First U.S. Science Envoys
Washington: At a time when many of the critical challenges that nations face are global in nature, three American scientists are setting out on separate journeys to Muslim-majority countries to strengthen and forge new partnerships in science, medicine, engineering and technology.
They are part of a new Science Envoy program that President Obama announced in a June 4, 2009, speech ( http://www.america.gov/st/texttrans-english/2009/June/20090603171549eaifas0.6576807.html ) at Cairo University, where he also called for a "new beginning between the United States and Muslims around the world."
The first envoys ? Ahmed Zewail, Elias Zerhouni and Bruce Alberts ? will visit Muslim-majority countries from North Africa to Southeast Asia from January through May. Future science envoys will travel to other regions as the program expands.
"On science and technology," Obama told the students in Cairo, "we will launch a new fund to support technological development in Muslim-majority countries and to help transfer ideas to the marketplace so they can create jobs. We will open centers of scientific excellence in Africa, the Middle East and Southeast Asia and appoint new science envoys to collaborate on programs that develop new sources of energy, create green jobs, digitize records, clean water, grow new crops."
THE ENVOYS
Ahmed Zewail is a professor of chemistry and of physics and director of the Center for Physical Biology at the California Institute of Technology. He received the 1999 Nobel Prize in chemistry for his pioneering developments in femtoscience (observing the movement of individual atoms in a femtosecond, or one quadrillionth of a second), which allowed him to study atoms and molecules in motion to see what actually happens when chemical bonds break and new ones are created.
Zewail began his mission January 10 in Egypt, where he was born and studied at the University of Alexandria, later receiving a doctorate from the University of Pennsylvania in the United States. He will also travel to Jordan, Lebanon and Turkey, meeting with heads of state, government officials and representatives from the scientific, education and business communities to seek opportunities for partnerships.
Elias Zerhouni is professor of radiology and of biomedical engineering at Johns Hopkins University in Maryland and a senior fellow in the Global Health program at the Bill and Melinda Gates Foundation. He was director of the U.S. National Institutes of Health from 2002 to 2008. He received his medical degree at the University of Algiers School of Medicine before coming to the United States, and is a member of the board of trustees of the King Abdullah University of Science and Technology in Saudi Arabia.
Beginning in February, Zerhouni was traveling to Algeria, Morocco, Libya, Tunisia, Saudi Arabia, Abu Dhabi and Qatar.
Bruce Alberts is a professor emeritus in the University of California-San Francisco Department of Biochemistry and Biophysics. He is editor-in-chief of Science magazine and served two six-year terms as president of the U.S. National Academy of Sciences from 1993 to 2005. From 2000 to 2005, he co-chaired the InterAcademy Council, an advisory institution in Amsterdam governed by the presidents of 15 national science academies.

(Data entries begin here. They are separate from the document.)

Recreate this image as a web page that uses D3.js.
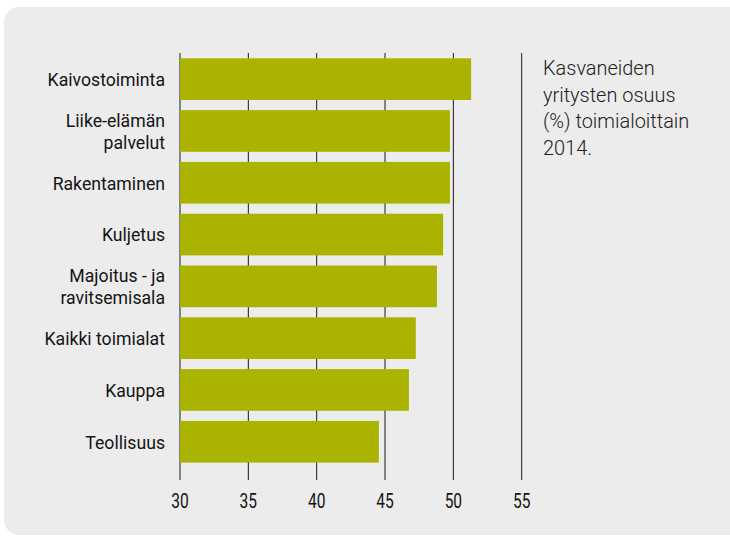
<!DOCTYPE html>
<html>
<head>
<meta charset="utf-8">
<script src="https://cdn.jsdelivr.net/npm/d3@7"></script>
<style>
  html, body { margin: 0; padding: 0; background: #ffffff; }
  svg { display: block; }
</style>
</head>
<body>
<svg id="chart" width="730" height="544"></svg>
<script>
// ---- data ----
const categories = [
  "Kaivostoiminta",
  "Liike-elämän\npalvelut",
  "Rakentaminen",
  "Kuljetus",
  "Majoitus - ja\nravitsemisala",
  "Kaikki toimialat",
  "Kauppa",
  "Teollisuus"
];
const values = [51.3, 49.75, 49.75, 49.25, 48.8, 47.25, 46.75, 44.55];
const tickValues = [30, 35, 40, 45, 50, 55];
const titleLines = ["Kasvaneiden", "yritysten osuus", "(%) toimialoittain", "2014."];

// ---- drawing ----
const svg = d3.select("#chart");

svg.append("rect")
  .attr("x", 4).attr("y", 7)
  .attr("width", 760).attr("height", 528)
  .attr("rx", 15).attr("ry", 15)
  .attr("fill", "#ececec");

const x = d3.scaleLinear().domain([30, 55]).range([180, 521.7]);
const y = d3.scaleBand()
  .domain(categories)
  .range([53.25, 467.65])
  .paddingInner(0.195)
  .paddingOuter(0.0975);

// grid lines
svg.append("g").selectAll("line")
  .data(tickValues)
  .join("line")
  .attr("x1", d => x(d)).attr("x2", d => x(d))
  .attr("y1", 53).attr("y2", 480)
  .attr("stroke", "#1a1a1a")
  .attr("stroke-width", 1);

// bars
svg.append("g").selectAll("rect")
  .data(values)
  .join("rect")
  .attr("x", x(30))
  .attr("y", (d, i) => y(categories[i]))
  .attr("width", d => x(d) - x(30))
  .attr("height", y.bandwidth())
  .attr("fill", "#aab400");

// category labels
const labelG = svg.append("g")
  .attr("font-family", "Roboto, 'Liberation Sans', sans-serif")
  .attr("font-size", 19)
  .attr("fill", "#141414");

categories.forEach(c => {
  const lines = c.split("\n");
  const cy = y(c) + y.bandwidth() / 2;
  const lh = 22;
  const capH = 13.5;
  const firstBase = cy + capH / 2 - (lines.length - 1) * lh / 2;
  lines.forEach((ln, j) => {
    labelG.append("text")
      .attr("transform", `translate(165,${firstBase + j * lh}) scale(0.93,1)`)
      .attr("text-anchor", "end")
      .text(ln);
  });
});

// tick labels
svg.append("g")
  .attr("font-family", "Roboto, 'Liberation Sans', sans-serif")
  .attr("font-size", 21)
  .attr("fill", "#141414")
  .selectAll("text")
  .data(tickValues)
  .join("text")
  .attr("transform", d => `translate(${x(d)},508) scale(0.74,1)`)
  .attr("text-anchor", "middle")
  .text(d => d);

// title
svg.append("g")
  .attr("font-family", "Roboto, 'Liberation Sans', sans-serif")
  .attr("font-size", 21)
  .attr("font-weight", 300)
  .attr("fill", "#222")
  .selectAll("text")
  .data(titleLines)
  .join("text")
  .attr("transform", (d, i) => `translate(543,${75 + i * 26.7}) scale(0.95,1)`)
  .text(d => d);
</script>
</body>
</html>
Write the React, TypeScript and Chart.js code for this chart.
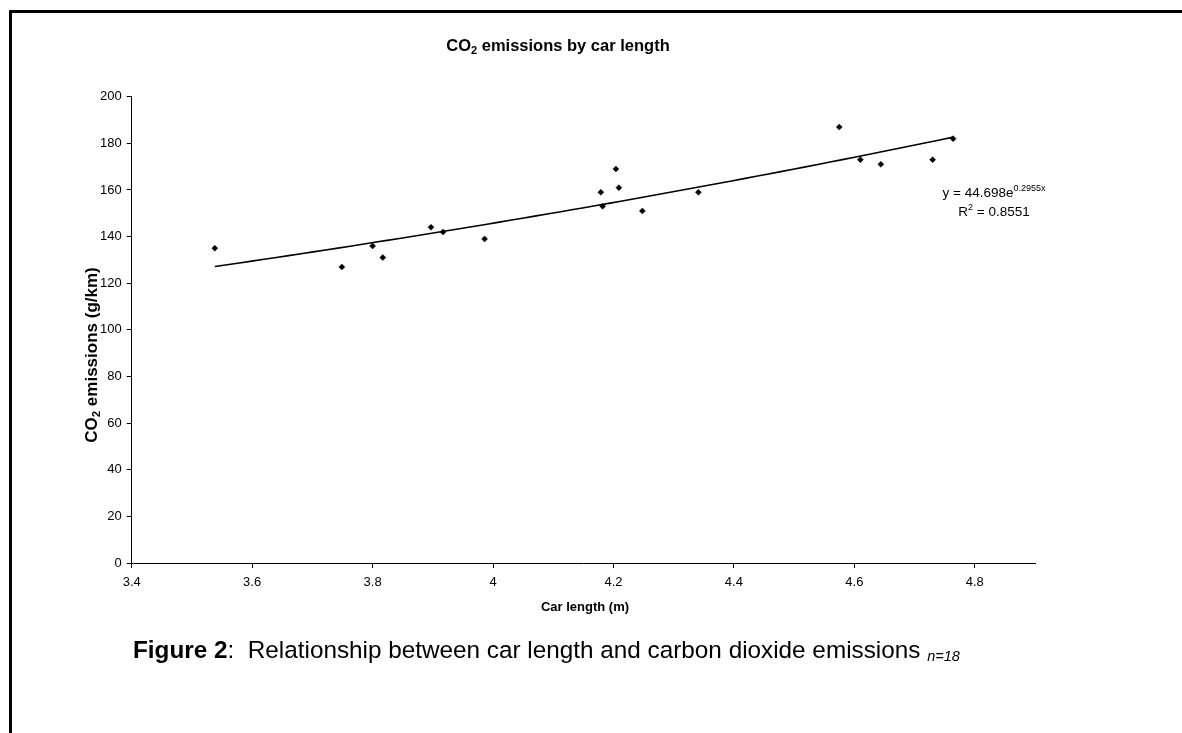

Alberts will travel to Indonesia in May.
"Although the envoys are private citizens," State Department spokesman P.J. Crowley said in a January 11 briefing, "they will share what they learn on these trips with the U.S. government, and the relationships they build will reaffirm our renewed commitment to global engagement."
SCIENCE DIPLOMACY
The first envoys were chosen by the U.S. National Academies of Science with help from the President's Office of Science and Technology Policy and the State Department. They were announced ( http://www.america.gov/st/texttrans-english/2009/November/20091103083709bpuh0.9118311.html ) by Secretary of State Hillary Rodham Clinton in November 2009 in Marrakech, Morocco.
The envoys will investigate opportunities in all areas of science and technology, including mathematics, engineering, health, energy, climate change research and green technologies; identify the strengths of and gaps in scientific institutions; and offer recommendations. Each scientist will carry his own experience and interests into the mission.
"One of my obvious focus areas as a science envoy, because I've been president of the U.S. National Academy," Alberts said in a January 12 interview, "is to try to help the academies in other countries become powerful entities in their own countries for advising their governments, for bringing the wisdom of science to their people."
Alberts is passionate about science education, especially for young people, and about seeing that people in every country have access to all the benefits science can deliver. He knew almost nothing about international science until becoming president of the National Academy, he said, and attending a "science summit" on world population in New Delhi, India, in October 1993 with representatives of national academies of science throughout the world.
"I went to that meeting and got enticed by a second issue besides science education," Alberts said, "which is the ability of scientists around the world first of all to work together effectively to do more than any one of us can do alone. And secondly, the potential to spread science in new ways that I hadn't even thought of in the United States, to what they call in India 'reach the unreached' through science."
In the coming months, according to the State Department, other prominent U.S. scientists will be invited to join the U.S. Science Envoy Program, expanding the scope of the program to countries and regions around the globe.